Are these interpretations to solve $$P(A|B)$$ correct?

• If all chocolates are dark, how is it possible to observe a chocolate that isn't dark? What's the probability of drawing a red ball from an urn given that 50% of the (otherwise identical) balls are red? (In your formulation, is "black chocolate" the same as "dark chocolate?") – Matthew Gunn Feb 12 at 3:11
• @MatthewGunn Sorry for the confusion––I meant for black and dark to be synonymous.
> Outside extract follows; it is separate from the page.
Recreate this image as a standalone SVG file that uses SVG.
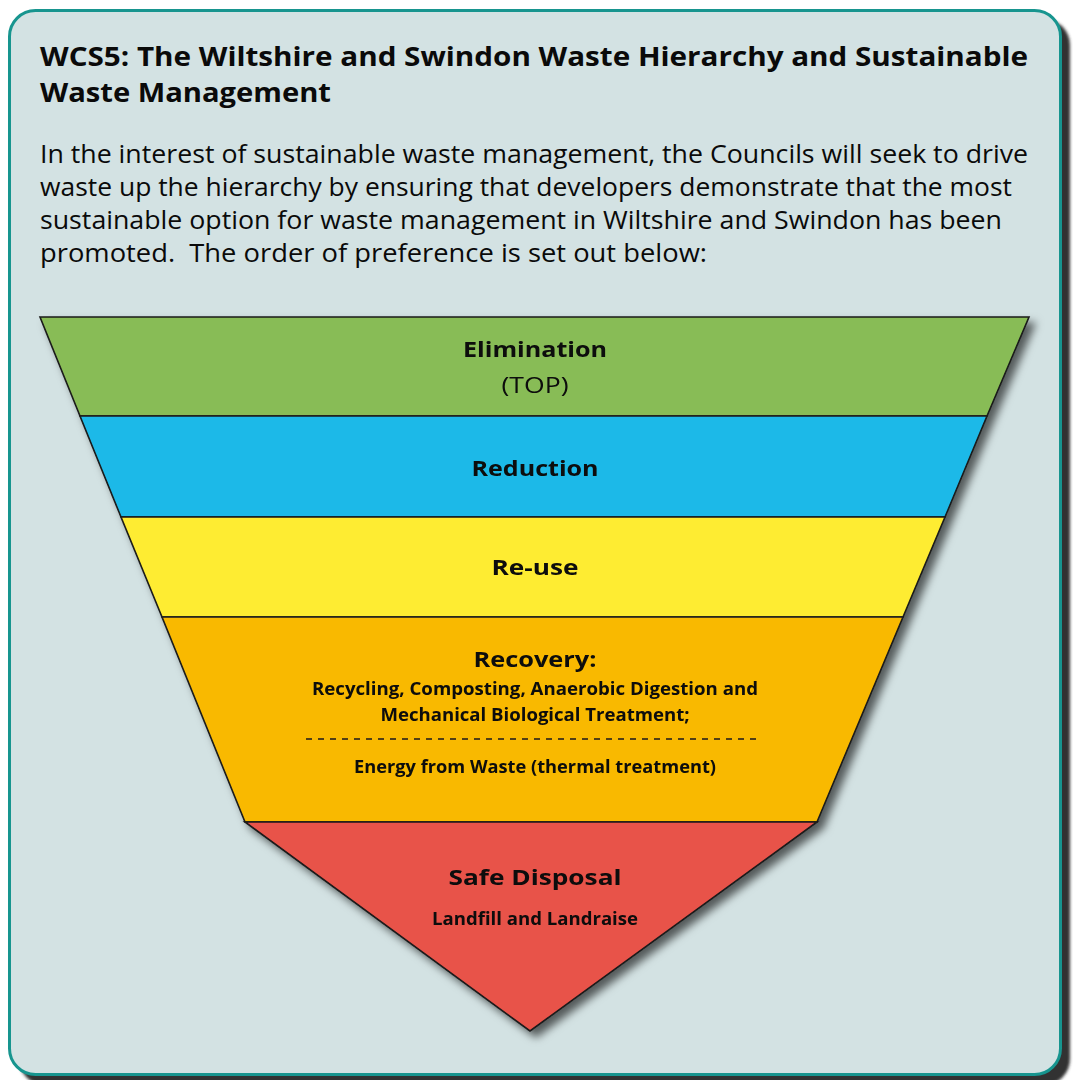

I updated the question. – Shrey Feb 12 at 3:18
• Please add the self-study tag. – Xi'an Feb 12 at 5:44
• To repeat @MatthewGunn's comment, "the probability that a black chocolate is observed given that all chocolates are black" is not the probability that all chocolates are black. – Xi'an Feb 12 at 5:47
• What is the relevance of $q$? It is mentioned but not used. I'm not sure of the meaning of "we make an observation of a chocolate with probability $q$, independent of $A$". – CarbonFlambe Feb 14 at 16:49

When you calculate conditional probabilities $$P(B|A),P(B|A^c)$$ etc remember that $$A$$ and $$A^c$$ respectively have already occurred. You'll need to revisit your calculations.
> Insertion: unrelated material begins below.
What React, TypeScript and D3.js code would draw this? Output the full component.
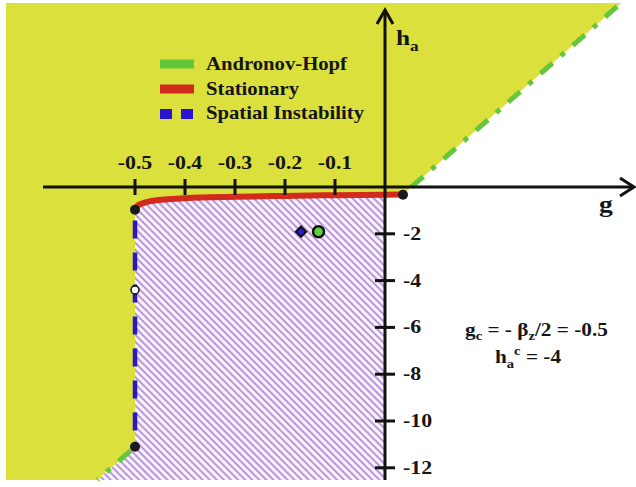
import React from "react";
import * as d3 from "d3";

// ---- data ----
const xTicks = [-0.5, -0.4, -0.3, -0.2, -0.1];
const xTickLabels = ["-0.5", "-0.4", "-0.3", "-0.2", "-0.1"];
const yTicks = [-2, -4, -6, -8, -10, -12];
const yTickLabels = ["-2", "-4", "-6", "-8", "-10", "-12"];

// Stationary boundary (g, h_a)
const stationaryG = [-0.5, -0.495, -0.485, -0.47, -0.44, -0.4, -0.3, -0.2, -0.1, 0, 0.036];
const stationaryH = [-0.97, -0.8, -0.7, -0.61, -0.53, -0.48, -0.42, -0.38, -0.35, -0.33, -0.32];

// Andronov-Hopf boundary segments
const hopfUpperG = [0.036, 0.472];
const hopfUpperH = [-0.32, 7.86];
const hopfLowerG = [-0.5, -0.575];
const hopfLowerH = [-11.1, -12.52];

// Spatial instability boundary
const spatialG = [-0.5, -0.5];
const spatialH = [-1.05, -11.1];

// Region extents
const gLeft = -0.758;
const hTop = 7.86;
const hBottom = -12.52;

// Special points
const blackDots = [
  { g: -0.5, h: -0.97 },
  { g: 0.036, h: -0.33 },
  { g: -0.5, h: -11.1 },
];
const hollowDot = { g: -0.5, h: -4.4 };
const diamondPt = { g: -0.168, h: -1.91 };
const greenPt = { g: -0.133, h: -1.91 };

const legendLabels = ["Andronov-Hopf", "Stationary", "Spatial Instability"];
const legendColors = ["#62c73a", "#d22a1c", "#2a14d2"];

// ---- styles ----
const YELLOW = "#dbe03c";
const FONT = "'Liberation Serif', 'Times New Roman', serif";

const ST = ({ x, y, size, anchor = "start", children }: any) => (
  <text
    transform={`translate(${x},${y}) scale(1.15,1)`}
    fontFamily={FONT}
    fontWeight="bold"
    fontSize={size}
    textAnchor={anchor}
    fill="#151515"
  >
    {children}
  </text>
);

export default function App() {
  const x = d3.scaleLinear().domain([-0.5, 0]).range([135, 385]);
  const y = d3.scaleLinear().domain([0, -12]).range([187, 467.8]);

  const stPts: [number, number][] = stationaryG.map((g, i) => [g, stationaryH[i]]);
  const line = d3
    .line<[number, number]>()
    .x((d) => x(d[0]))
    .y((d) => y(d[1]));
  const curveLine = d3
    .line<[number, number]>()
    .x((d) => x(d[0]))
    .y((d) => y(d[1]))
    .curve(d3.curveMonotoneX);

  const stationaryPath = curveLine(stPts) as string;
  const stRevPath = curveLine([...stPts].reverse()) as string;

  // yellow region
  const yellowPath =
    line([
      [gLeft, hTop],
      [hopfUpperG[1], hopfUpperH[1]],
      [hopfUpperG[0], hopfUpperH[0]],
    ]) +
    "L" +
    stRevPath.slice(1) +
    "L" +
    x(spatialG[1]) +
    "," +
    y(spatialH[1]) +
    "L" +
    x(hopfLowerG[1]) +
    "," +
    y(hopfLowerH[1]) +
    "L" +
    x(gLeft) +
    "," +
    y(hBottom) +
    "Z";

  // hatched region
  const stToZero = stPts.filter((d) => d[0] <= 0);
  const hatchPath =
    (curveLine(stToZero) as string) +
    "L" +
    x(0) +
    "," +
    y(hBottom) +
    "L" +
    x(hopfLowerG[1]) +
    "," +
    y(hopfLowerH[1]) +
    "L" +
    x(hopfLowerG[0]) +
    "," +
    y(hopfLowerH[0]) +
    "Z";

  const x0 = x(0);
  const y0 = y(0);

  return (
    <svg
      width={636}
      height={487}
      style={{ position: "absolute", left: 0, top: 0, background: "#fff" }}
    >
      <defs>
        <pattern
          id="hatch"
          width={5}
          height={5}
          patternUnits="userSpaceOnUse"
          patternTransform="rotate(45)"
        >
          <rect width={5} height={5} fill="#f8f4fc" />
          <rect width={5} height={2} fill="#bb95de" />
        </pattern>
      </defs>

      <path d={yellowPath} fill={YELLOW} />
      <path d={hatchPath} fill="url(#hatch)" />

      {/* Andronov-Hopf lines */}
      <path
        d={line(hopfUpperG.map((g, i) => [g, hopfUpperH[i]]) as any) as string}
        stroke={legendColors[0]}
        strokeWidth={5}
        fill="none"
        strokeDasharray="16 11 5 11"
        strokeDashoffset={-11}
      />
      <path
        d={line(hopfLowerG.map((g, i) => [g, hopfLowerH[i]]) as any) as string}
        stroke={legendColors[0]}
        strokeWidth={5}
        fill="none"
        strokeDasharray="16 11 5 11"
        strokeDashoffset={-6}
      />

      {/* Spatial instability */}
      <path
        d={line(spatialG.map((g, i) => [g, spatialH[i]]) as any) as string}
        stroke={legendColors[2]}
        strokeWidth={4.5}
        fill="none"
        strokeDasharray="18 14"
        strokeDashoffset={23}
      />

      {/* Stationary */}
      <path
        d={stationaryPath}
        stroke={legendColors[1]}
        strokeWidth={6}
        fill="none"
        strokeLinecap="round"
      />

      {/* Axes */}
      <line x1={43} y1={y0} x2={634} y2={y0} stroke="#111" strokeWidth={3} />
      <polyline
        points={`${620},${y0 - 9} ${634},${y0} ${620},${y0 + 9}`}
        stroke="#111"
        strokeWidth={3}
        fill="none"
      />
      <line x1={x0} y1={y(hBottom)} x2={x0} y2={10} stroke="#111" strokeWidth={3} />
      <polyline
        points={`${x0 - 8},${24} ${x0},${10} ${x0 + 8},${24}`}
        stroke="#111"
        strokeWidth={3}
        fill="none"
      />

      {xTicks.map((t, i) => (
        <g key={"xt" + i}>
          <line x1={x(t)} x2={x(t)} y1={y0 - 8} y2={y0 + 8} stroke="#111" strokeWidth={3} />
          <ST x={x(t)} y={169} size={19} anchor="middle">
            {xTickLabels[i]}
          </ST>
        </g>
      ))}
      {yTicks.map((t, i) => (
        <g key={"yt" + i}>
          <line x1={x0 - 10} x2={x0 + 10} y1={y(t)} y2={y(t)} stroke="#111" strokeWidth={3} />
          <ST x={403} y={y(t) + 6} size={19}>
            {yTickLabels[i]}
          </ST>
        </g>
      ))}

      {/* axis labels */}
      <ST x={599} y={212} size={24}>
        g
      </ST>
      <text
        transform={`translate(396,45) scale(1.15,1)`}
        fontFamily={FONT}
        fontWeight="bold"
        fontSize={22}
        fill="#151515"
      >
        h
        <tspan fontSize={15} dy={6}>
          a
        </tspan>
      </text>

      {/* points */}
      {blackDots.map((p, i) => (
        <circle key={"bd" + i} cx={x(p.g)} cy={y(p.h)} r={5} fill="#1a1a1a" />
      ))}
      <circle cx={x(hollowDot.g)} cy={y(hollowDot.h)} r={4} fill="#fff" stroke="#111" strokeWidth={1.5} />
      <path
        d={d3.symbol().type(d3.symbolDiamond2).size(70)() as string}
        transform={`translate(${x(diamondPt.g)},${y(diamondPt.h)})`}
        fill="#2a1ad6"
        stroke="#111"
        strokeWidth={2}
      />
      <circle cx={x(greenPt.g)} cy={y(greenPt.h)} r={5.5} fill="#62d03a" stroke="#111" strokeWidth={2.5} />

      {/* legend */}
      <rect x={160} y={59.5} width={34} height={9} fill={legendColors[0]} />
      <rect x={160} y={84.5} width={34} height={9} fill={legendColors[1]} />
      <rect x={160} y={109} width={12} height={10} fill={legendColors[2]} />
      <rect x={181} y={109} width={12} height={10} fill={legendColors[2]} />
      {legendLabels.map((l, i) => (
        <ST key={"lg" + i} x={206} y={70 + i * 24.5} size={18}>
          {l}
        </ST>
      ))}

      {/* annotation */}
      <text
        transform={`translate(465,336) scale(1.12,1)`}
        fontFamily={FONT}
        fontWeight="bold"
        fontSize={19}
        fill="#151515"
      >
        g
        <tspan fontSize={13} dy={4}>
          c
        </tspan>
        <tspan dy={-4}> = - β</tspan>
        <tspan fontSize={13} dy={4}>
          z
        </tspan>
        <tspan dy={-4}>/2 = -0.5</tspan>
      </text>
      <text
        transform={`translate(495,363) scale(1.12,1)`}
        fontFamily={FONT}
        fontWeight="bold"
        fontSize={19}
        fill="#151515"
      >
        h
        <tspan fontSize={13} dy={5}>
          a
        </tspan>
        <tspan fontSize={13} dy={-13}>
          c
        </tspan>
        <tspan dy={8}> = -4</tspan>
      </text>
    </svg>
  );
}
Just to give you an example of what I mean: Let's say you have 20 people in a room and 1 of them is a man with a beard and 19 are women (without a beard). If you choose one person at random then $$P(man) = 1/20$$, $$P(beard) = 1/20$$ but $$P(beard|Man) = 1$$. The problem in the way you calculate conditional probabilities in your example is that you account that only 1 man in the room but you shouldn't!! Given that the chosen person is a man, then the conditional probability of him having a beard is 100% . I hope that's clear now.